> Given request
Set the data down again, exactly as it reads, but without the pictures.

--- Material for this task ---

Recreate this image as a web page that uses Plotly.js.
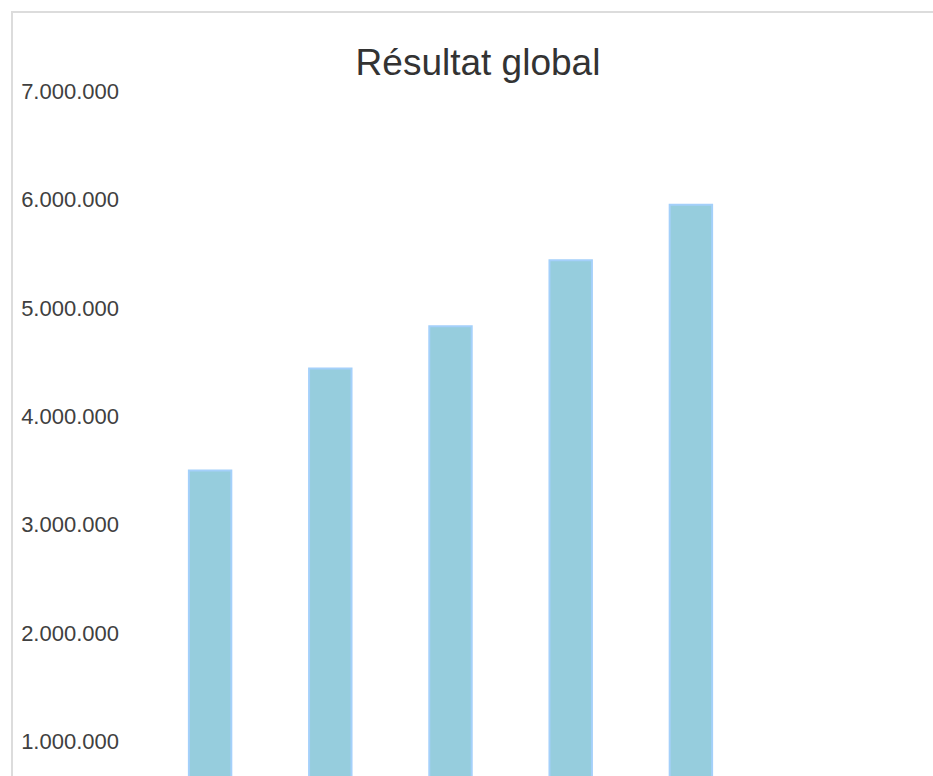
<!DOCTYPE html>
<html>
<head>
<meta charset="utf-8">
<script src="https://cdn.plot.ly/plotly-3.0.1.min.js"></script>
<style>
  html, body { margin: 0; padding: 0; background: #ffffff; overflow: hidden; }
  #frame { position: absolute; left: 11px; top: 11px; width: 960px; height: 960px;
           border-top: 2px solid #dcdcdc; border-left: 2px solid #dcdcdc; }
  #chart { position: absolute; left: 0; top: 0; width: 930px; height: 900px; }
</style>
</head>
<body>
<div id="frame"><div id="chart"></div></div>
<script>
const categories = ["2018", "2019", "2020", "2021", "2022"];
const resultat = [3500000, 4440000, 4830000, 5440000, 5950000];
const tickValues = [0, 1000000, 2000000, 3000000, 4000000, 5000000, 6000000, 7000000];
const tickLabels = ["0", "1.000.000", "2.000.000", "3.000.000", "4.000.000", "5.000.000", "6.000.000", "7.000.000"];

const trace = {
  type: "bar",
  x: categories,
  y: resultat,
  marker: { color: "#96cddd", line: { color: "#a4d0fa", width: 2 } },
  hoverinfo: "x+y"
};

const layout = {
  width: 930,
  height: 900,
  margin: { l: 137, r: 192, t: 78, b: 63 },
  paper_bgcolor: "#ffffff",
  plot_bgcolor: "#ffffff",
  font: { family: "Liberation Sans, Arial, sans-serif", color: "#404040" },
  title: {
    text: "Résultat global",
    font: { size: 37, color: "#333333", family: "Liberation Sans, Arial, sans-serif" },
    x: 0.5, xanchor: "center",
    y: 0.946, yanchor: "middle"
  },
  bargap: 0.647,
  showlegend: false,
  xaxis: {
    type: "category",
    showgrid: false, zeroline: false, showline: false,
    tickfont: { size: 22, color: "#404040" }
  },
  yaxis: {
    range: [0, 7000000],
    tickmode: "array",
    tickvals: tickValues,
    ticktext: tickLabels,
    showgrid: false, zeroline: false, showline: false,
    ticks: "",
    ticklabelstandoff: 30,
    tickfont: { size: 22, color: "#404040" }
  }
};

Plotly.newPlot("chart", [trace], layout, { displayModeBar: false });
</script>
</body>
</html>
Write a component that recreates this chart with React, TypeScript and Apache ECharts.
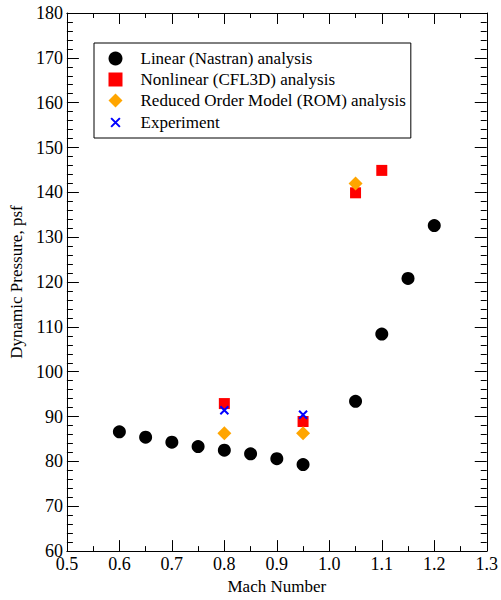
import React, { useEffect, useRef } from "react";
import * as echarts from "echarts";

const linearMach = [0.6, 0.65, 0.7, 0.75, 0.8, 0.85, 0.9, 0.95, 1.05, 1.1, 1.15, 1.2];
const linearQ = [86.6, 85.4, 84.3, 83.3, 82.5, 81.7, 80.6, 79.3, 93.4, 108.4, 120.8, 132.6];
const nonlinMach = [0.8, 0.95, 1.05, 1.1];
const nonlinQ = [92.9, 88.9, 139.9, 144.9];
const romMach = [0.8, 0.95, 1.05];
const romQ = [86.3, 86.3, 142.0];
const expMach = [0.8, 0.95];
const expQ = [91.4, 90.4];

const FONT = "Liberation Serif";

const pairs = (xs: number[], ys: number[]) => xs.map((x, i) => [x, ys[i]]);

export default function App() {
  const ref = useRef<HTMLDivElement>(null);
  useEffect(() => {
    if (!ref.current) return;
    const chart = echarts.init(ref.current, undefined, { renderer: "svg" });
    const axisCommonX = {
      type: "value" as const,
      min: 0.5,
      max: 1.3,
      interval: 0.1,
      axisLine: { show: true, lineStyle: { color: "#000", width: 1 } },
      axisTick: { show: true, inside: true, length: 11, lineStyle: { color: "#000" } },
      minorTick: { show: true, splitNumber: 2, length: 5, lineStyle: { color: "#000" } },
      splitLine: { show: false },
      minorSplitLine: { show: false },
    };
    const axisCommonY = {
      type: "value" as const,
      min: 60,
      max: 180,
      interval: 10,
      axisLine: { show: true, lineStyle: { color: "#000", width: 1 } },
      axisTick: { show: true, inside: true, length: 12, lineStyle: { color: "#000" } },
      minorTick: { show: true, splitNumber: 5, length: 6, lineStyle: { color: "#000" } },
      splitLine: { show: false },
      minorSplitLine: { show: false },
    };
    chart.setOption({
      animation: false,
      backgroundColor: "#fff",
      textStyle: { fontFamily: FONT },
      grid: { left: 64, right: 12, top: 13, bottom: 43 },
      xAxis: [
        {
          ...axisCommonX,
          position: "bottom",
          name: "Mach Number",
          nameLocation: "middle",
          nameGap: 23,
          nameTextStyle: { fontFamily: FONT, fontSize: 17, color: "#000" },
          axisLabel: {
            show: true,
            margin: 4,
            fontFamily: FONT,
            fontSize: 18,
            color: "#000",
            formatter: (v: number) => v.toFixed(1),
          },
        },
        { ...axisCommonX, position: "top", axisLabel: { show: false } },
      ],
      yAxis: [
        {
          ...axisCommonY,
          position: "left",
          name: "Dynamic Pressure, psf",
          nameLocation: "middle",
          nameGap: 37,
          nameTextStyle: { fontFamily: FONT, fontSize: 17, color: "#000" },
          axisLabel: {
            show: true,
            margin: 4,
            fontFamily: FONT,
            fontSize: 18,
            color: "#000",
          },
        },
        { ...axisCommonY, position: "right", axisLabel: { show: false } },
      ],
      legend: {
        orient: "vertical",
        left: 94,
        top: 43,
        backgroundColor: "#fff",
        borderColor: "#000",
        borderWidth: 1,
        padding: [7, 5, 6, 12],
        itemGap: 4,
        itemWidth: 14,
        itemHeight: 14,
        textStyle: {
          fontFamily: FONT,
          fontSize: 17,
          lineHeight: 17,
          color: "#000",
          padding: [0, 0, 0, 13],
        },
        data: [
          { name: "Linear (Nastran) analysis" },
          { name: "Nonlinear (CFL3D) analysis" },
          { name: "Reduced Order Model (ROM) analysis" },
          { name: "Experiment", icon: "path://M-3,-3 M0,0 L10,10 M10,0 L0,10 M13,13" },
        ],
      },
      series: [
        {
          name: "Linear (Nastran) analysis",
          type: "scatter",
          symbol: "circle",
          symbolSize: 13,
          itemStyle: { color: "#000", opacity: 1 },
          data: pairs(linearMach, linearQ),
        },
        {
          name: "Nonlinear (CFL3D) analysis",
          type: "scatter",
          symbol: "rect",
          symbolSize: 11,
          itemStyle: { color: "#ff0000", opacity: 1 },
          data: pairs(nonlinMach, nonlinQ),
        },
        {
          name: "Reduced Order Model (ROM) analysis",
          type: "scatter",
          symbol: "diamond",
          symbolSize: [14, 14],
          itemStyle: { color: "#ffa500", opacity: 1 },
          data: pairs(romMach, romQ),
        },
        {
          name: "Experiment",
          type: "scatter",
          symbol: "path://M0,0 L10,10 M10,0 L0,10",
          symbolSize: 8,
          itemStyle: { color: "none", borderColor: "#0000ff", borderWidth: 2, opacity: 1 },
          data: pairs(expMach, expQ),
        },
      ],
    });
    return () => chart.dispose();
  }, []);
  return (
    <div
      ref={ref}
      style={{ position: "absolute", left: 0, top: 0, width: 501, height: 600 }}
    />
  );
}
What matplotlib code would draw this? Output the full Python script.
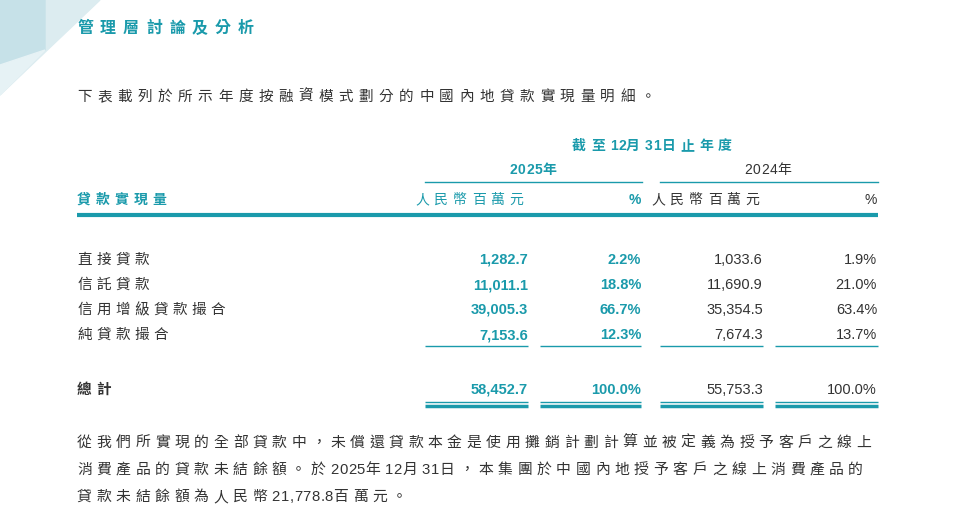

---

> Task output
Recreate this image as a web page that uses Plotly.js.
<!DOCTYPE html>
<html>
<head>
<meta charset="utf-8">
<script src="https://cdn.plot.ly/plotly-3.0.1.min.js"></script>
<style>
  html, body { margin: 0; padding: 0; background: #ffffff; overflow: hidden; }
  #frame { position: absolute; left: 11px; top: 11px; width: 960px; height: 960px;
           border-top: 2px solid #dcdcdc; border-left: 2px solid #dcdcdc; }
  #chart { position: absolute; left: 0; top: 0; width: 930px; height: 900px; }
</style>
</head>
<body>
<div id="frame"><div id="chart"></div></div>
<script>
const categories = ["2018", "2019", "2020", "2021", "2022"];
const resultat = [3500000, 4440000, 4830000, 5440000, 5950000];
const tickValues = [0, 1000000, 2000000, 3000000, 4000000, 5000000, 6000000, 7000000];
const tickLabels = ["0", "1.000.000", "2.000.000", "3.000.000", "4.000.000", "5.000.000", "6.000.000", "7.000.000"];

const trace = {
  type: "bar",
  x: categories,
  y: resultat,
  marker: { color: "#96cddd", line: { color: "#a4d0fa", width: 2 } },
  hoverinfo: "x+y"
};

const layout = {
  width: 930,
  height: 900,
  margin: { l: 137, r: 192, t: 78, b: 63 },
  paper_bgcolor: "#ffffff",
  plot_bgcolor: "#ffffff",
  font: { family: "Liberation Sans, Arial, sans-serif", color: "#404040" },
  title: {
    text: "Résultat global",
    font: { size: 37, color: "#333333", family: "Liberation Sans, Arial, sans-serif" },
    x: 0.5, xanchor: "center",
    y: 0.946, yanchor: "middle"
  },
  bargap: 0.647,
  showlegend: false,
  xaxis: {
    type: "category",
    showgrid: false, zeroline: false, showline: false,
    tickfont: { size: 22, color: "#404040" }
  },
  yaxis: {
    range: [0, 7000000],
    tickmode: "array",
    tickvals: tickValues,
    ticktext: tickLabels,
    showgrid: false, zeroline: false, showline: false,
    ticks: "",
    ticklabelstandoff: 30,
    tickfont: { size: 22, color: "#404040" }
  }
};

Plotly.newPlot("chart", [trace], layout, { displayModeBar: false });
</script>
</body>
</html>
Write a component that recreates this chart with React, TypeScript and Apache ECharts.
import React, { useEffect, useRef } from "react";
import * as echarts from "echarts";

const linearMach = [0.6, 0.65, 0.7, 0.75, 0.8, 0.85, 0.9, 0.95, 1.05, 1.1, 1.15, 1.2];
const linearQ = [86.6, 85.4, 84.3, 83.3, 82.5, 81.7, 80.6, 79.3, 93.4, 108.4, 120.8, 132.6];
const nonlinMach = [0.8, 0.95, 1.05, 1.1];
const nonlinQ = [92.9, 88.9, 139.9, 144.9];
const romMach = [0.8, 0.95, 1.05];
const romQ = [86.3, 86.3, 142.0];
const expMach = [0.8, 0.95];
const expQ = [91.4, 90.4];

const FONT = "Liberation Serif";

const pairs = (xs: number[], ys: number[]) => xs.map((x, i) => [x, ys[i]]);

export default function App() {
  const ref = useRef<HTMLDivElement>(null);
  useEffect(() => {
    if (!ref.current) return;
    const chart = echarts.init(ref.current, undefined, { renderer: "svg" });
    const axisCommonX = {
      type: "value" as const,
      min: 0.5,
      max: 1.3,
      interval: 0.1,
      axisLine: { show: true, lineStyle: { color: "#000", width: 1 } },
      axisTick: { show: true, inside: true, length: 11, lineStyle: { color: "#000" } },
      minorTick: { show: true, splitNumber: 2, length: 5, lineStyle: { color: "#000" } },
      splitLine: { show: false },
      minorSplitLine: { show: false },
    };
    const axisCommonY = {
      type: "value" as const,
      min: 60,
      max: 180,
      interval: 10,
      axisLine: { show: true, lineStyle: { color: "#000", width: 1 } },
      axisTick: { show: true, inside: true, length: 12, lineStyle: { color: "#000" } },
      minorTick: { show: true, splitNumber: 5, length: 6, lineStyle: { color: "#000" } },
      splitLine: { show: false },
      minorSplitLine: { show: false },
    };
    chart.setOption({
      animation: false,
      backgroundColor: "#fff",
      textStyle: { fontFamily: FONT },
      grid: { left: 64, right: 12, top: 13, bottom: 43 },
      xAxis: [
        {
          ...axisCommonX,
          position: "bottom",
          name: "Mach Number",
          nameLocation: "middle",
          nameGap: 23,
          nameTextStyle: { fontFamily: FONT, fontSize: 17, color: "#000" },
          axisLabel: {
            show: true,
            margin: 4,
            fontFamily: FONT,
            fontSize: 18,
            color: "#000",
            formatter: (v: number) => v.toFixed(1),
          },
        },
        { ...axisCommonX, position: "top", axisLabel: { show: false } },
      ],
      yAxis: [
        {
          ...axisCommonY,
          position: "left",
          name: "Dynamic Pressure, psf",
          nameLocation: "middle",
          nameGap: 37,
          nameTextStyle: { fontFamily: FONT, fontSize: 17, color: "#000" },
          axisLabel: {
            show: true,
            margin: 4,
            fontFamily: FONT,
            fontSize: 18,
            color: "#000",
          },
        },
        { ...axisCommonY, position: "right", axisLabel: { show: false } },
      ],
      legend: {
        orient: "vertical",
        left: 94,
        top: 43,
        backgroundColor: "#fff",
        borderColor: "#000",
        borderWidth: 1,
        padding: [7, 5, 6, 12],
        itemGap: 4,
        itemWidth: 14,
        itemHeight: 14,
        textStyle: {
          fontFamily: FONT,
          fontSize: 17,
          lineHeight: 17,
          color: "#000",
          padding: [0, 0, 0, 13],
        },
        data: [
          { name: "Linear (Nastran) analysis" },
          { name: "Nonlinear (CFL3D) analysis" },
          { name: "Reduced Order Model (ROM) analysis" },
          { name: "Experiment", icon: "path://M-3,-3 M0,0 L10,10 M10,0 L0,10 M13,13" },
        ],
      },
      series: [
        {
          name: "Linear (Nastran) analysis",
          type: "scatter",
          symbol: "circle",
          symbolSize: 13,
          itemStyle: { color: "#000", opacity: 1 },
          data: pairs(linearMach, linearQ),
        },
        {
          name: "Nonlinear (CFL3D) analysis",
          type: "scatter",
          symbol: "rect",
          symbolSize: 11,
          itemStyle: { color: "#ff0000", opacity: 1 },
          data: pairs(nonlinMach, nonlinQ),
        },
        {
          name: "Reduced Order Model (ROM) analysis",
          type: "scatter",
          symbol: "diamond",
          symbolSize: [14, 14],
          itemStyle: { color: "#ffa500", opacity: 1 },
          data: pairs(romMach, romQ),
        },
        {
          name: "Experiment",
          type: "scatter",
          symbol: "path://M0,0 L10,10 M10,0 L0,10",
          symbolSize: 8,
          itemStyle: { color: "none", borderColor: "#0000ff", borderWidth: 2, opacity: 1 },
          data: pairs(expMach, expQ),
        },
      ],
    });
    return () => chart.dispose();
  }, []);
  return (
    <div
      ref={ref}
      style={{ position: "absolute", left: 0, top: 0, width: 501, height: 600 }}
    />
  );
}
What matplotlib code would draw this? Output the full Python script.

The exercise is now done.